Your objective
Return the material exactly, first line through the line containing "const catPos = [1, 2];", and nothing more. Pictures stay out.

Source data
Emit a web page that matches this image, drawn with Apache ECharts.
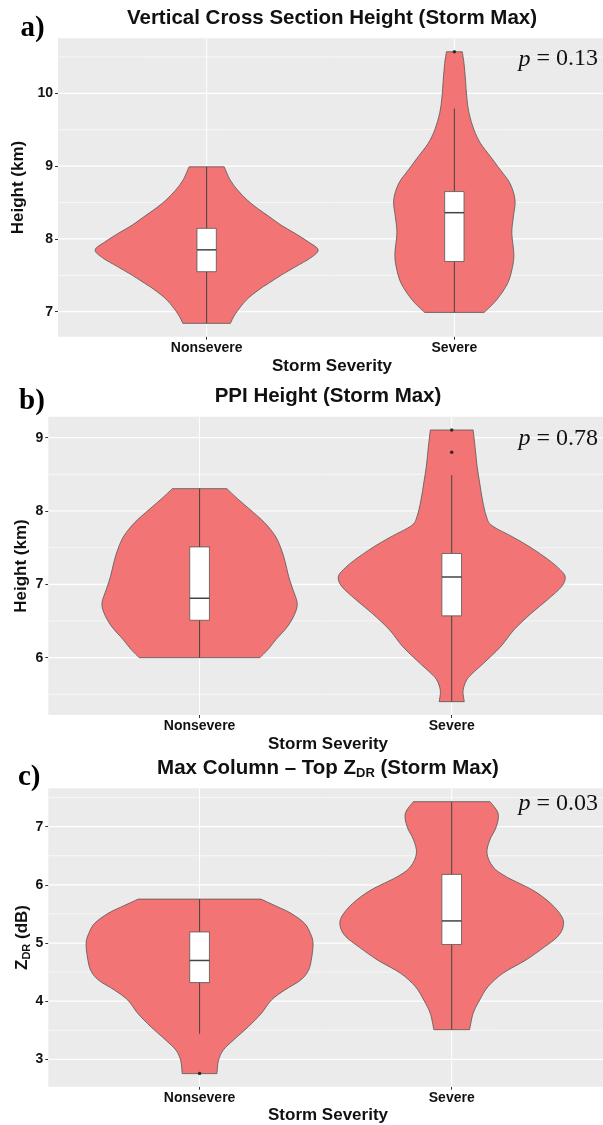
<!DOCTYPE html>
<html>
<head>
<meta charset="utf-8">
<title>Storm Max violin plots</title>
<script src="https://cdn.jsdelivr.net/npm/echarts@6/dist/echarts.min.js"></script>
<style>
  html, body { margin: 0; padding: 0; background: #fff; }
  #chart { width: 603px; height: 1125px; }
</style>
</head>
<body>
<div id="chart"></div>
<script>
// categories on the x axis (placed at 1 and 2)
const categories = ['Nonsevere', 'Severe'];
const catPos = [1, 2];

// violin outlines, bottom to top: [value, half width in category units]
const vcsNonsevere = [[6.84, 0.096], [6.97, 0.116], [7.16, 0.16], [7.30, 0.21], [7.39, 0.25], [7.50, 0.30], [7.62, 0.36], [7.74, 0.42], [7.85, 0.45], [7.96, 0.41], [8.08, 0.355], [8.19, 0.30], [8.30, 0.255], [8.42, 0.205], [8.53, 0.165], [8.67, 0.125], [8.81, 0.095], [8.99, 0.071]];
const vcsSevere = [[6.99, 0.12], [7.16, 0.17], [7.39, 0.215], [7.62, 0.235], [7.80, 0.24], [8.08, 0.232], [8.30, 0.238], [8.53, 0.245], [8.76, 0.225], [8.95, 0.185], [9.13, 0.146], [9.31, 0.106], [9.50, 0.079], [9.73, 0.059], [9.95, 0.05], [10.18, 0.045], [10.41, 0.039], [10.57, 0.032]];
const ppiNonsevere = [[6.0, 0.239], [6.11, 0.271], [6.25, 0.304], [6.43, 0.35], [6.61, 0.379], [6.75, 0.387], [6.93, 0.37], [7.11, 0.353], [7.30, 0.34], [7.48, 0.324], [7.66, 0.30], [7.84, 0.258], [8.02, 0.2], [8.16, 0.153], [8.305, 0.108]];
const ppiSevere = [[5.40, 0.05], [5.55, 0.045], [5.70, 0.06], [5.81, 0.09], [5.92, 0.125], [6.15, 0.194], [6.38, 0.247], [6.60, 0.314], [6.79, 0.38], [6.97, 0.436], [7.10, 0.45], [7.20, 0.43], [7.33, 0.386], [7.51, 0.31], [7.65, 0.24], [7.80, 0.16], [7.92, 0.138], [8.15, 0.122], [8.38, 0.111], [8.60, 0.101], [8.83, 0.094], [9.105, 0.085]];
const zdrNonsevere = [[2.755, 0.069], [2.98, 0.075], [3.16, 0.094], [3.33, 0.134], [3.56, 0.193], [3.79, 0.245], [4.02, 0.285], [4.19, 0.337], [4.36, 0.40], [4.53, 0.432], [4.76, 0.445], [5.0, 0.45], [5.16, 0.44], [5.34, 0.416], [5.51, 0.363], [5.62, 0.311], [5.755, 0.243]];
const zdrSevere = [[3.51, 0.071], [3.79, 0.085], [4.02, 0.111], [4.25, 0.144], [4.48, 0.203], [4.71, 0.295], [4.93, 0.367], [5.11, 0.42], [5.28, 0.442], [5.45, 0.437], [5.68, 0.393], [5.91, 0.321], [6.14, 0.216], [6.31, 0.164], [6.54, 0.14], [6.77, 0.151], [7.0, 0.177], [7.23, 0.184], [7.43, 0.152]];

// boxes: [lower whisker, q1, median, q3, upper whisker]
const vcsBoxes = [[6.84, 7.55, 7.85, 8.145, 8.99], [6.99, 7.69, 8.36, 8.65, 9.79]];
const ppiBoxes = [[6.0, 6.51, 6.81, 7.51, 8.305], [5.40, 6.57, 7.10, 7.42, 8.49]];
const zdrBoxes = [[3.44, 4.32, 4.70, 5.19, 5.755], [3.51, 4.975, 5.38, 6.18, 7.43]];

// outliers: [category position, value]
const vcsOutliers = [[2, 10.57]];
const ppiOutliers = [[2, 8.80], [2, 9.105]];
const zdrOutliers = [[1, 2.755]];

// y ticks and minor grid lines
const vcsTicks = [7, 8, 9, 10];
const vcsMinor = [7.5, 8.5, 9.5, 10.5];
const ppiTicks = [6, 7, 8, 9];
const ppiMinor = [5.5, 6.5, 7.5, 8.5];
const zdrTicks = [3, 4, 5, 6, 7];
const zdrMinor = [3.5, 4.5, 5.5, 6.5, 7.5];

const pValues = ['0.13', '0.78', '0.03'];

const SANS = '"Liberation Sans", Arial, sans-serif';
const SERIF = '"Liberation Serif", "Times New Roman", serif';
const violinFill = '#F27474';
const boxHalf = 0.039;

const panels = [
  { grid: { left: 58, top: 38.3, width: 548.4, height: 298.4 }, yMin: 6.657, yMax: 10.755,
    profiles: [vcsNonsevere, vcsSevere], boxes: vcsBoxes, outliers: vcsOutliers, ticks: vcsTicks, minor: vcsMinor },
  { grid: { left: 48.3, top: 416.7, width: 559.2, height: 298.3 }, yMin: 5.218, yMax: 9.286,
    profiles: [ppiNonsevere, ppiSevere], boxes: ppiBoxes, outliers: ppiOutliers, ticks: ppiTicks, minor: ppiMinor },
  { grid: { left: 48.3, top: 788.3, width: 559.2, height: 298.4 }, yMin: 2.53, yMax: 7.66,
    profiles: [zdrNonsevere, zdrSevere], boxes: zdrBoxes, outliers: zdrOutliers, ticks: zdrTicks, minor: zdrMinor }
];

function pt(p) { return p[0] + ',' + p[1]; }

// catmull-rom through the points, as cubic bezier segments
function curve(pts) {
  let s = '';
  for (let k = 0; k < pts.length - 1; k++) {
    const p0 = pts[Math.max(k - 1, 0)], p1 = pts[k], p2 = pts[k + 1], p3 = pts[Math.min(k + 2, pts.length - 1)];
    const c1 = [p1[0] + (p2[0] - p0[0]) / 6, p1[1] + (p2[1] - p0[1]) / 6];
    const c2 = [p2[0] - (p3[0] - p1[0]) / 6, p2[1] - (p3[1] - p1[1]) / 6];
    s += 'C' + pt(c1) + ' ' + pt(c2) + ' ' + pt(p2);
  }
  return s;
}

function violinItem(profiles, boxes) {
  return function (params, api) {
    const i = params.dataIndex;
    const cx = api.value(0);
    const prof = profiles[i];
    const box = boxes[i];
    const right = prof.map(p => api.coord([cx + p[1], p[0]]));
    const left = prof.slice().reverse().map(p => api.coord([cx - p[1], p[0]]));
    const d = 'M' + pt(right[0]) + curve(right) + 'L' + pt(left[0]) + curve(left) + 'Z';
    const lo = api.coord([cx, box[0]]), q1 = api.coord([cx, box[1]]), med = api.coord([cx, box[2]]);
    const q3 = api.coord([cx, box[3]]), hi = api.coord([cx, box[4]]);
    const bl = api.coord([cx - boxHalf, box[2]])[0], br = api.coord([cx + boxHalf, box[2]])[0];
    return {
      type: 'group',
      children: [
        { type: 'path', shape: { pathData: d }, style: { fill: violinFill, stroke: '#555', lineWidth: 0.8 } },
        { type: 'line', shape: { x1: lo[0], y1: lo[1], x2: hi[0], y2: hi[1] }, style: { stroke: '#444', lineWidth: 1 } },
        { type: 'rect', shape: { x: bl, y: q3[1], width: br - bl, height: q1[1] - q3[1] }, style: { fill: '#fff', stroke: '#555', lineWidth: 0.8 } },
        { type: 'line', shape: { x1: bl, y1: med[1], x2: br, y2: med[1] }, style: { stroke: '#444', lineWidth: 1.5 } }
      ]
    };
  };
}

function hLine(width) {
  return function (params, api) {
    const cs = params.coordSys;
    const y = api.coord([1, api.value(1)])[1];
    return { type: 'line', shape: { x1: cs.x, y1: y, x2: cs.x + cs.width, y2: y }, style: { stroke: '#fff', lineWidth: width } };
  };
}

function vLine(params, api) {
  const cs = params.coordSys;
  const x = api.coord([api.value(0), api.value(1)])[0];
  return { type: 'line', shape: { x1: x, y1: cs.y, x2: x, y2: cs.y + cs.height }, style: { stroke: '#fff', lineWidth: 1 } };
}

const grids = [], xAxes = [], yAxes = [], series = [];
panels.forEach((p, k) => {
  grids.push(Object.assign({ show: true, backgroundColor: '#EBEBEB', borderWidth: 0 }, p.grid));
  xAxes.push({
    gridIndex: k, type: 'value', min: 0.4, max: 2.6,
    axisLine: { show: false },
    axisTick: { show: true, customValues: catPos, length: 3, lineStyle: { color: '#333' } },
    axisLabel: { customValues: catPos, formatter: v => categories[Math.round(v) - 1], margin: 4,
      fontFamily: SANS, fontSize: 14, fontWeight: 'bold', color: '#111' },
    splitLine: { show: false }
  });
  yAxes.push({
    gridIndex: k, type: 'value', min: p.yMin, max: p.yMax,
    axisLine: { show: false },
    axisTick: { show: true, customValues: p.ticks, length: 3, lineStyle: { color: '#333' } },
    axisLabel: { customValues: p.ticks, margin: 5, fontFamily: SANS, fontSize: 14, fontWeight: 'bold', color: '#111' },
    splitLine: { show: false }
  });
  const mid = (p.yMin + p.yMax) / 2;
  series.push(
    { type: 'custom', xAxisIndex: k, yAxisIndex: k, silent: true, z: 1, renderItem: hLine(0.6), data: p.minor.map(v => [1, v]) },
    { type: 'custom', xAxisIndex: k, yAxisIndex: k, silent: true, z: 1, renderItem: hLine(1.2), data: p.ticks.map(v => [1, v]) },
    { type: 'custom', xAxisIndex: k, yAxisIndex: k, silent: true, z: 1, renderItem: vLine, data: catPos.map(c => [c, mid]) },
    { type: 'custom', xAxisIndex: k, yAxisIndex: k, silent: true, z: 2, renderItem: violinItem(p.profiles, p.boxes),
      data: catPos.map((c, i) => [c, p.boxes[i][2]]) },
    { type: 'scatter', xAxisIndex: k, yAxisIndex: k, silent: true, z: 3, symbolSize: 3.5,
      itemStyle: { color: '#111' }, data: p.outliers }
  );
});

function txt(x, y, text, size, opts) {
  const style = Object.assign({
    text: text, x: 0, y: 0, fontSize: size, fontFamily: SANS, fontWeight: 'bold', fill: '#111',
    align: 'center', verticalAlign: 'middle', textAlign: 'center', textVerticalAlign: 'middle'
  }, opts || {});
  return { type: 'text', x: x, y: y, z: 100, rotation: style.rot || 0, silent: true, style: style };
}

const sub = { s: { fontSize: 13, fontWeight: 'bold', fontFamily: SANS, fill: '#111', verticalAlign: 'bottom', lineHeight: 14 } };
const subY = { s: { fontSize: 11, fontWeight: 'bold', fontFamily: SANS, fill: '#111', verticalAlign: 'bottom', lineHeight: 12 } };
const pRich = { i: { fontStyle: 'italic', fontSize: 24, fontFamily: SERIF, fill: '#111' } };
const serifRight = { fontFamily: SERIF, fontWeight: 'normal', align: 'right', textAlign: 'right', rich: pRich };
const panelLabel = { fontFamily: SERIF, fontWeight: 'bold', align: 'left', textAlign: 'left', fill: '#000' };

const graphic = [
  txt(332, 18.3, 'Vertical Cross Section Height (Storm Max)', 20.5),
  txt(328, 396.7, 'PPI Height (Storm Max)', 20.5),
  txt(328, 768.3, 'Max Column – Top Z{s|DR} (Storm Max)', 20.5, { rich: sub, lineHeight: 24 }),
  txt(20.5, 28.5, 'a)', 29, panelLabel),
  txt(19, 401.5, 'b)', 29, panelLabel),
  txt(18, 778, 'c)', 29, panelLabel),
  txt(598, 59.2, '{i|p} = ' + pValues[0], 24, serifRight),
  txt(598, 438.6, '{i|p} = ' + pValues[1], 24, serifRight),
  txt(598, 803.6, '{i|p} = ' + pValues[2], 24, serifRight),
  txt(332, 366, 'Storm Severity', 17),
  txt(328, 744.3, 'Storm Severity', 17),
  txt(328, 1115.7, 'Storm Severity', 17),
  txt(18, 187.5, 'Height (km)', 17, { rot: Math.PI / 2 }),
  txt(21, 566, 'Height (km)', 17, { rot: Math.PI / 2 }),
  txt(22, 937.5, 'Z{s|DR} (dB)', 17, { rot: Math.PI / 2, rich: subY, lineHeight: 20 })
];

const chart = echarts.init(document.getElementById('chart'), null, { renderer: 'canvas' });
chart.setOption({
  animation: false,
  backgroundColor: '#fff',
  grid: grids,
  xAxis: xAxes,
  yAxis: yAxes,
  series: series,
  graphic: graphic
});
</script>
</body>
</html>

Response for this exercise
Emit a web page that matches this image, drawn with Apache ECharts.
<!DOCTYPE html>
<html>
<head>
<meta charset="utf-8">
<title>Storm Max violin plots</title>
<script src="https://cdn.jsdelivr.net/npm/echarts@6/dist/echarts.min.js"></script>
<style>
  html, body { margin: 0; padding: 0; background: #fff; }
  #chart { width: 603px; height: 1125px; }
</style>
</head>
<body>
<div id="chart"></div>
<script>
// categories on the x axis (placed at 1 and 2)
const categories = ['Nonsevere', 'Severe'];
const catPos = [1, 2];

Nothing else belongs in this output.